*** Rows

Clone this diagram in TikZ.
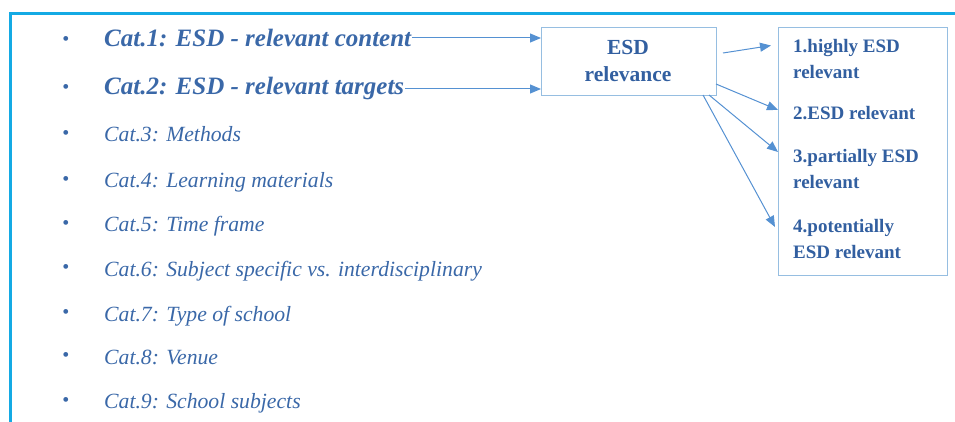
\documentclass[tikz,border=0pt]{standalone}
\usepackage{fontspec}
\setmainfont{Liberation Serif}
\usetikzlibrary{arrows.meta}
\definecolor{framec}{RGB}{20,170,228}
\definecolor{txtc}{RGB}{58,104,168}
\definecolor{boxtxt}{RGB}{50,95,160}
\definecolor{arrc}{RGB}{85,145,210}
\definecolor{boxc}{RGB}{150,190,225}
\tikzset{
  frame/.style={draw=framec, line width=3pt},
  bul/.style={text=txtc, inner sep=0pt, font=\fontsize{20}{20}\selectfont},
  catbig/.style={text=txtc, inner sep=0pt, anchor=base west, font=\fontsize{25}{26}\selectfont\bfseries\itshape},
  cat/.style={text=txtc, inner sep=0pt, anchor=base west, font=\fontsize{21.7}{24}\selectfont\itshape},
  box/.style={draw=boxc, line width=1.2pt},
  boxtext/.style={text=boxtxt, inner sep=0pt, anchor=base west, font=\fontsize{19}{20}\selectfont\bfseries},
  esdtext/.style={text=boxtxt, inner sep=0pt, anchor=base, font=\fontsize{21.5}{22}\selectfont\bfseries},
  arr/.style={draw=arrc, line width=1pt, -{Triangle[length=11pt,width=9pt]}},
}
\begin{document}
\begin{tikzpicture}[x=1pt,y=-1pt]
\useasboundingbox (0,0) rectangle (955,422);
\draw[frame] (10,423) -- (10,14) -- (956,14);
% bullets
\foreach \y/\n in {41/1,89/2,135/3,181/4,225/5,269/6,314/7,357/8,402/9}
  \node[bul] (b\n) at (66,\y) {\textbullet};
% categories
\node[catbig] (c1) at (104,47) {Cat.1: ESD - relevant content};
\node[catbig] (c2) at (104,95) {Cat.2: ESD - relevant targets};
\node[cat] (c3) at (104,142) {Cat.3: Methods};
\node[cat] (c4) at (104,187) {Cat.4: Learning materials};
\node[cat] (c5) at (104,231) {Cat.5: Time frame};
\node[cat] (c6) at (104,276) {Cat.6: Subject specific vs. interdisciplinary};
\node[cat] (c7) at (104,321) {Cat.7: Type of school};
\node[cat] (c8) at (104,364) {Cat.8: Venue};
\node[cat] (c9) at (104,408) {Cat.9: School subjects};
% ESD box
\node[box, minimum width=175pt, minimum height=68pt, anchor=north west, inner sep=0pt] (esd) at (541,27) {};
\node[esdtext] (esd1) at (628,55) {ESD};
\node[esdtext] (esd2) at (628,82) {relevance};
% result box
\node[box, minimum width=169pt, minimum height=248pt, anchor=north west, inner sep=0pt] (res) at (778,27) {};
\node[boxtext] (r1a) at (793,53) {1.highly ESD};
\node[boxtext] (r1b) at (793,79) {relevant};
\node[boxtext] (r2) at (793,120) {2.ESD relevant};
\node[boxtext] (r3a) at (793,163) {3.partially ESD};
\node[boxtext] (r3b) at (793,189) {relevant};
\node[boxtext] (r4a) at (793,232) {4.potentially};
\node[boxtext] (r4b) at (793,258) {ESD relevant};
% arrows
\coordinate (s1) at (c1.east |- 0,38);
\coordinate (s2) at (c2.east |- 0,89);
\draw[arr] ([xshift=1pt]s1) -- (esd.west |- s1);
\draw[arr] ([xshift=1pt]s2) -- (esd.west |- s2);
\coordinate (o1) at (723,53);
\coordinate (t1) at (771,45.5);
\draw[arr] (o1) -- (t1);
\coordinate (o2) at (716,84);
\coordinate (t2) at (778,110);
\draw[arr] (o2) -- (t2);
\coordinate (o3) at (709,95);
\coordinate (t3) at (778,152);
\draw[arr] (o3) -- (t3);
\coordinate (o4) at (703,95);
\coordinate (t4) at (775,227);
\draw[arr] (o4) -- (t4);
\end{tikzpicture}
\end{document}
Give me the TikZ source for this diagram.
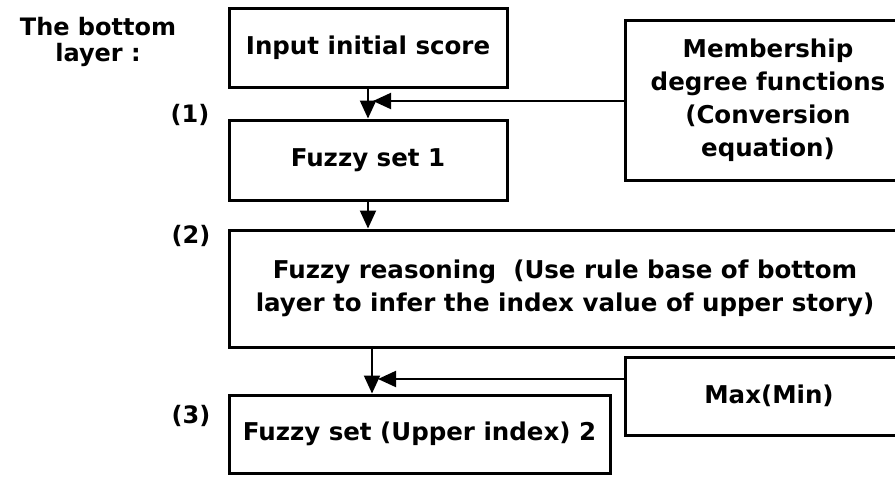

******

Requirement: Pictures don't belong in the copy. Transcribe every record exactly as it appears.

Worked solution:
Clone this diagram in TikZ.
\documentclass[tikz,border=0pt]{standalone}
\usepackage{fontspec}
\setmainfont{Liberation Serif}
\usetikzlibrary{arrows.meta}
\definecolor{framec}{RGB}{20,170,228}
\definecolor{txtc}{RGB}{58,104,168}
\definecolor{boxtxt}{RGB}{50,95,160}
\definecolor{arrc}{RGB}{85,145,210}
\definecolor{boxc}{RGB}{150,190,225}
\tikzset{
  frame/.style={draw=framec, line width=3pt},
  bul/.style={text=txtc, inner sep=0pt, font=\fontsize{20}{20}\selectfont},
  catbig/.style={text=txtc, inner sep=0pt, anchor=base west, font=\fontsize{25}{26}\selectfont\bfseries\itshape},
  cat/.style={text=txtc, inner sep=0pt, anchor=base west, font=\fontsize{21.7}{24}\selectfont\itshape},
  box/.style={draw=boxc, line width=1.2pt},
  boxtext/.style={text=boxtxt, inner sep=0pt, anchor=base west, font=\fontsize{19}{20}\selectfont\bfseries},
  esdtext/.style={text=boxtxt, inner sep=0pt, anchor=base, font=\fontsize{21.5}{22}\selectfont\bfseries},
  arr/.style={draw=arrc, line width=1pt, -{Triangle[length=11pt,width=9pt]}},
}
\begin{document}
\begin{tikzpicture}[x=1pt,y=-1pt]
\useasboundingbox (0,0) rectangle (955,422);
\draw[frame] (10,423) -- (10,14) -- (956,14);
% bullets
\foreach \y/\n in {41/1,89/2,135/3,181/4,225/5,269/6,314/7,357/8,402/9}
  \node[bul] (b\n) at (66,\y) {\textbullet};
% categories
\node[catbig] (c1) at (104,47) {Cat.1: ESD - relevant content};
\node[catbig] (c2) at (104,95) {Cat.2: ESD - relevant targets};
\node[cat] (c3) at (104,142) {Cat.3: Methods};
\node[cat] (c4) at (104,187) {Cat.4: Learning materials};
\node[cat] (c5) at (104,231) {Cat.5: Time frame};
\node[cat] (c6) at (104,276) {Cat.6: Subject specific vs. interdisciplinary};
\node[cat] (c7) at (104,321) {Cat.7: Type of school};
\node[cat] (c8) at (104,364) {Cat.8: Venue};
\node[cat] (c9) at (104,408) {Cat.9: School subjects};
% ESD box
\node[box, minimum width=175pt, minimum height=68pt, anchor=north west, inner sep=0pt] (esd) at (541,27) {};
\node[esdtext] (esd1) at (628,55) {ESD};
\node[esdtext] (esd2) at (628,82) {relevance};
% result box
\node[box, minimum width=169pt, minimum height=248pt, anchor=north west, inner sep=0pt] (res) at (778,27) {};
\node[boxtext] (r1a) at (793,53) {1.highly ESD};
\node[boxtext] (r1b) at (793,79) {relevant};
\node[boxtext] (r2) at (793,120) {2.ESD relevant};
\node[boxtext] (r3a) at (793,163) {3.partially ESD};
\node[boxtext] (r3b) at (793,189) {relevant};
\node[boxtext] (r4a) at (793,232) {4.potentially};
\node[boxtext] (r4b) at (793,258) {ESD relevant};
% arrows
\coordinate (s1) at (c1.east |- 0,38);
\coordinate (s2) at (c2.east |- 0,89);
\draw[arr] ([xshift=1pt]s1) -- (esd.west |- s1);
\draw[arr] ([xshift=1pt]s2) -- (esd.west |- s2);
\coordinate (o1) at (723,53);
\coordinate (t1) at (771,45.5);
\draw[arr] (o1) -- (t1);
\coordinate (o2) at (716,84);
\coordinate (t2) at (778,110);
\draw[arr] (o2) -- (t2);
\coordinate (o3) at (709,95);
\coordinate (t3) at (778,152);
\draw[arr] (o3) -- (t3);
\coordinate (o4) at (703,95);
\coordinate (t4) at (775,227);
\draw[arr] (o4) -- (t4);
\end{tikzpicture}
\end{document}
Give me the TikZ source for this diagram.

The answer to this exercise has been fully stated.